▶ **STATED EXERCISE**: Write out the material exactly, leaving every picture behind.

▶ **GIVEN MATERIAL**:
◆ ◆ ◆ ◆ ◆
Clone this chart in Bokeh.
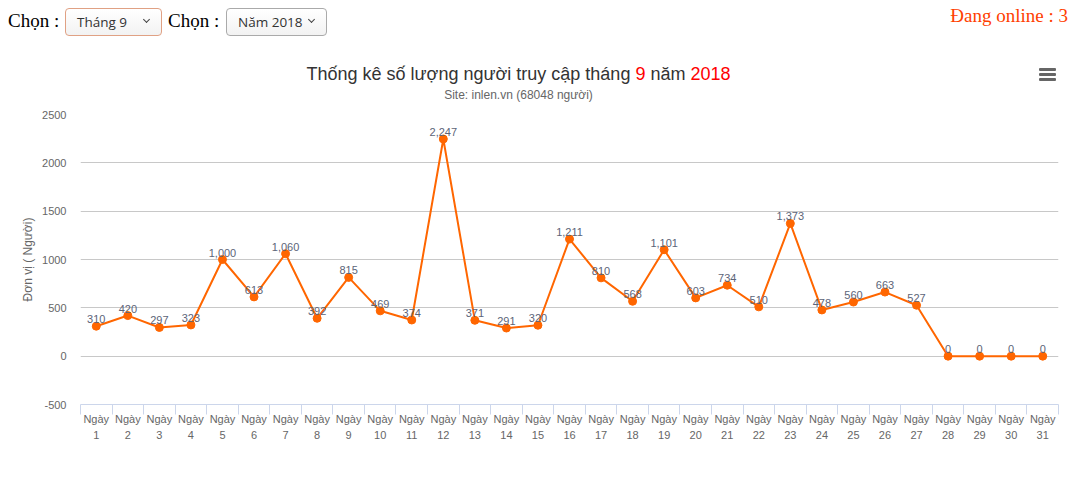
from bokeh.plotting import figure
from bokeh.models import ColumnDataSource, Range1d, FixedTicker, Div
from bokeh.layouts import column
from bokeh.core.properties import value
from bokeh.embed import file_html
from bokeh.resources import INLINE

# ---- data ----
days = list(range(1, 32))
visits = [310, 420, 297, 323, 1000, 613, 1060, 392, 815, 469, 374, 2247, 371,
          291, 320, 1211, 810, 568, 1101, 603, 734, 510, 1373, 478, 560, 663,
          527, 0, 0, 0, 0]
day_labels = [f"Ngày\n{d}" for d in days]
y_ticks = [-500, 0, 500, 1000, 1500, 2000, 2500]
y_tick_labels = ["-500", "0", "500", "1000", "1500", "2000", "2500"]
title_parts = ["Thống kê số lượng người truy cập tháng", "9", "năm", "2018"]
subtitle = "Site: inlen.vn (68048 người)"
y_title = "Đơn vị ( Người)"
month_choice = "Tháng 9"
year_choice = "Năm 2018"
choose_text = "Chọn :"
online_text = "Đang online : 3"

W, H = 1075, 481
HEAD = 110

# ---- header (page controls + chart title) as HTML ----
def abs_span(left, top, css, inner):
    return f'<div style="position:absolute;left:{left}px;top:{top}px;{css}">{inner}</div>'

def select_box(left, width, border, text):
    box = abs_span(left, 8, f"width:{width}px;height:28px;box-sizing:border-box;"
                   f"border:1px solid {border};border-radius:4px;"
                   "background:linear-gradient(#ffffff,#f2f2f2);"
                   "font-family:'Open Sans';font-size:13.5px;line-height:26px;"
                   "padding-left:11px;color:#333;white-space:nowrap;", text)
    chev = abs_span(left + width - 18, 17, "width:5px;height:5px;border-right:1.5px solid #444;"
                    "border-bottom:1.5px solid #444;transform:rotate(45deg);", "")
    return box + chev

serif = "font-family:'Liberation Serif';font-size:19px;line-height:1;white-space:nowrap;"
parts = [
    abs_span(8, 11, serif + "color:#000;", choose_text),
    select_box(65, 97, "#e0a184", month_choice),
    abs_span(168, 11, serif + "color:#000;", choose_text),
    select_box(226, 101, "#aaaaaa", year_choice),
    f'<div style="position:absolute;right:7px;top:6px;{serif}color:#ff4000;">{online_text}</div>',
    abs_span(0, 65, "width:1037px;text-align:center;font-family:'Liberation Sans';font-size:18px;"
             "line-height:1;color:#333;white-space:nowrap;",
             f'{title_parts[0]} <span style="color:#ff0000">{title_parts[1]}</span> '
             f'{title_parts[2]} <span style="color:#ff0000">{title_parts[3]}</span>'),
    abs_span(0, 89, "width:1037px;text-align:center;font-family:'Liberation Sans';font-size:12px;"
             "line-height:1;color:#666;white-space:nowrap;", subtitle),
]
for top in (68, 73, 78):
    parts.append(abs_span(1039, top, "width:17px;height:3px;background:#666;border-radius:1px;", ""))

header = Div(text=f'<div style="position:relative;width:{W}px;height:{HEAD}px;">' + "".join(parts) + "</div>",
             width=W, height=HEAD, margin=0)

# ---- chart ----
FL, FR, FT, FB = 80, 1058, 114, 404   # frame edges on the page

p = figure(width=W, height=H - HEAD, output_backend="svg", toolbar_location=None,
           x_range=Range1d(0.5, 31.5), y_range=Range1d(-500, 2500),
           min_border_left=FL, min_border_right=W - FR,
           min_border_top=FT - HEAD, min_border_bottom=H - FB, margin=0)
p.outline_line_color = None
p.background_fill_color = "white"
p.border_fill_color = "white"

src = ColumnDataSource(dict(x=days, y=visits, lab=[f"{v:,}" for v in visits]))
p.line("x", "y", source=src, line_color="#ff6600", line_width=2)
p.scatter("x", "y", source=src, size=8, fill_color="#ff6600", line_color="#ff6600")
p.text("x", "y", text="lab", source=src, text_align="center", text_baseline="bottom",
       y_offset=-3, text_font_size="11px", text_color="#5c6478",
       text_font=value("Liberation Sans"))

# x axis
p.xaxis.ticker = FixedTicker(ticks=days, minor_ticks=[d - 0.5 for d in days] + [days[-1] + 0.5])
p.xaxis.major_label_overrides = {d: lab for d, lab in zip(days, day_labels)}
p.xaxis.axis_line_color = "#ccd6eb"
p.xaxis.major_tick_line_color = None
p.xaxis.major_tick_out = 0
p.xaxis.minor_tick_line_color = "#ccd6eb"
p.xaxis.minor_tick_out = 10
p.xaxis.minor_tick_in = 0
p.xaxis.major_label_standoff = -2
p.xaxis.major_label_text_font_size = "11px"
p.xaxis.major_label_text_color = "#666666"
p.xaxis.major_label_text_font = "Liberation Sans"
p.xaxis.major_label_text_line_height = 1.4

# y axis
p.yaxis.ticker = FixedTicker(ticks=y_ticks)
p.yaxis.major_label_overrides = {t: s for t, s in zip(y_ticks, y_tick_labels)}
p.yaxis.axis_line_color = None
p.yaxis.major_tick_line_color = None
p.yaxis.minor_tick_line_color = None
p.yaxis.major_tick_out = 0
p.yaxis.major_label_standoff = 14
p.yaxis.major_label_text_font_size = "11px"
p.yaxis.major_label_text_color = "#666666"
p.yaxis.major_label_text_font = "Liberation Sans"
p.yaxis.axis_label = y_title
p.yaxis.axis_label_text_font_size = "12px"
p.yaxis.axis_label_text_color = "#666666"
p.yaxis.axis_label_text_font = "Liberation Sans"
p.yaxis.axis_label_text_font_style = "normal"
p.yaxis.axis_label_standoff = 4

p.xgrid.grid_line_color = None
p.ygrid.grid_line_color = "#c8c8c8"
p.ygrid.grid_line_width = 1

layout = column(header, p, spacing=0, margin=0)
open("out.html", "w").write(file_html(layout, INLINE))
◆ ◆ ◆ ◆ ◆
▶ **OUTPUT**:
Clone this chart in Bokeh.
from bokeh.plotting import figure
from bokeh.models import ColumnDataSource, Range1d, FixedTicker, Div
from bokeh.layouts import column
from bokeh.core.properties import value
from bokeh.embed import file_html
from bokeh.resources import INLINE

# ---- data ----
days = list(range(1, 32))
visits = [310, 420, 297, 323, 1000, 613, 1060, 392, 815, 469, 374, 2247, 371,
          291, 320, 1211, 810, 568, 1101, 603, 734, 510, 1373, 478, 560, 663,
          527, 0, 0, 0, 0]
day_labels = [f"Ngày\n{d}" for d in days]
y_ticks = [-500, 0, 500, 1000, 1500, 2000, 2500]
y_tick_labels = ["-500", "0", "500", "1000", "1500", "2000", "2500"]
title_parts = ["Thống kê số lượng người truy cập tháng", "9", "năm", "2018"]
subtitle = "Site: inlen.vn (68048 người)"
y_title = "Đơn vị ( Người)"
month_choice = "Tháng 9"
year_choice = "Năm 2018"
choose_text = "Chọn :"
online_text = "Đang online : 3"

W, H = 1075, 481
HEAD = 110

# ---- header (page controls + chart title) as HTML ----
def abs_span(left, top, css, inner):
    return f'<div style="position:absolute;left:{left}px;top:{top}px;{css}">{inner}</div>'

def select_box(left, width, border, text):
    box = abs_span(left, 8, f"width:{width}px;height:28px;box-sizing:border-box;"
                   f"border:1px solid {border};border-radius:4px;"
                   "background:linear-gradient(#ffffff,#f2f2f2);"
                   "font-family:'Open Sans';font-size:13.5px;line-height:26px;"
                   "padding-left:11px;color:#333;white-space:nowrap;", text)
    chev = abs_span(left + width - 18, 17, "width:5px;height:5px;border-right:1.5px solid #444;"
                    "border-bottom:1.5px solid #444;transform:rotate(45deg);", "")
    return box + chev

serif = "font-family:'Liberation Serif';font-size:19px;line-height:1;white-space:nowrap;"
parts = [
    abs_span(8, 11, serif + "color:#000;", choose_text),
    select_box(65, 97, "#e0a184", month_choice),
    abs_span(168, 11, serif + "color:#000;", choose_text),
    select_box(226, 101, "#aaaaaa", year_choice),
    f'<div style="position:absolute;right:7px;top:6px;{serif}color:#ff4000;">{online_text}</div>',
    abs_span(0, 65, "width:1037px;text-align:center;font-family:'Liberation Sans';font-size:18px;"
             "line-height:1;color:#333;white-space:nowrap;",
             f'{title_parts[0]} <span style="color:#ff0000">{title_parts[1]}</span> '
             f'{title_parts[2]} <span style="color:#ff0000">{title_parts[3]}</span>'),
    abs_span(0, 89, "width:1037px;text-align:center;font-family:'Liberation Sans';font-size:12px;"
             "line-height:1;color:#666;white-space:nowrap;", subtitle),
]
for top in (68, 73, 78):
    parts.append(abs_span(1039, top, "width:17px;height:3px;background:#666;border-radius:1px;", ""))

header = Div(text=f'<div style="position:relative;width:{W}px;height:{HEAD}px;">' + "".join(parts) + "</div>",
             width=W, height=HEAD, margin=0)

# ---- chart ----
FL, FR, FT, FB = 80, 1058, 114, 404   # frame edges on the page

p = figure(width=W, height=H - HEAD, output_backend="svg", toolbar_location=None,
           x_range=Range1d(0.5, 31.5), y_range=Range1d(-500, 2500),
           min_border_left=FL, min_border_right=W - FR,
           min_border_top=FT - HEAD, min_border_bottom=H - FB, margin=0)
p.outline_line_color = None
p.background_fill_color = "white"
p.border_fill_color = "white"

src = ColumnDataSource(dict(x=days, y=visits, lab=[f"{v:,}" for v in visits]))
p.line("x", "y", source=src, line_color="#ff6600", line_width=2)
p.scatter("x", "y", source=src, size=8, fill_color="#ff6600", line_color="#ff6600")
p.text("x", "y", text="lab", source=src, text_align="center", text_baseline="bottom",
       y_offset=-3, text_font_size="11px", text_color="#5c6478",
       text_font=value("Liberation Sans"))

# x axis
p.xaxis.ticker = FixedTicker(ticks=days, minor_ticks=[d - 0.5 for d in days] + [days[-1] + 0.5])
p.xaxis.major_label_overrides = {d: lab for d, lab in zip(days, day_labels)}
p.xaxis.axis_line_color = "#ccd6eb"
p.xaxis.major_tick_line_color = None
p.xaxis.major_tick_out = 0
p.xaxis.minor_tick_line_color = "#ccd6eb"
p.xaxis.minor_tick_out = 10
p.xaxis.minor_tick_in = 0
p.xaxis.major_label_standoff = -2
p.xaxis.major_label_text_font_size = "11px"
p.xaxis.major_label_text_color = "#666666"
p.xaxis.major_label_text_font = "Liberation Sans"
p.xaxis.major_label_text_line_height = 1.4

# y axis
p.yaxis.ticker = FixedTicker(ticks=y_ticks)
p.yaxis.major_label_overrides = {t: s for t, s in zip(y_ticks, y_tick_labels)}
p.yaxis.axis_line_color = None
p.yaxis.major_tick_line_color = None
p.yaxis.minor_tick_line_color = None
p.yaxis.major_tick_out = 0
p.yaxis.major_label_standoff = 14
p.yaxis.major_label_text_font_size = "11px"
p.yaxis.major_label_text_color = "#666666"
p.yaxis.major_label_text_font = "Liberation Sans"
p.yaxis.axis_label = y_title
p.yaxis.axis_label_text_font_size = "12px"
p.yaxis.axis_label_text_color = "#666666"
p.yaxis.axis_label_text_font = "Liberation Sans"
p.yaxis.axis_label_text_font_style = "normal"
p.yaxis.axis_label_standoff = 4

p.xgrid.grid_line_color = None
p.ygrid.grid_line_color = "#c8c8c8"
p.ygrid.grid_line_width = 1

layout = column(header, p, spacing=0, margin=0)
open("out.html", "w").write(file_html(layout, INLINE))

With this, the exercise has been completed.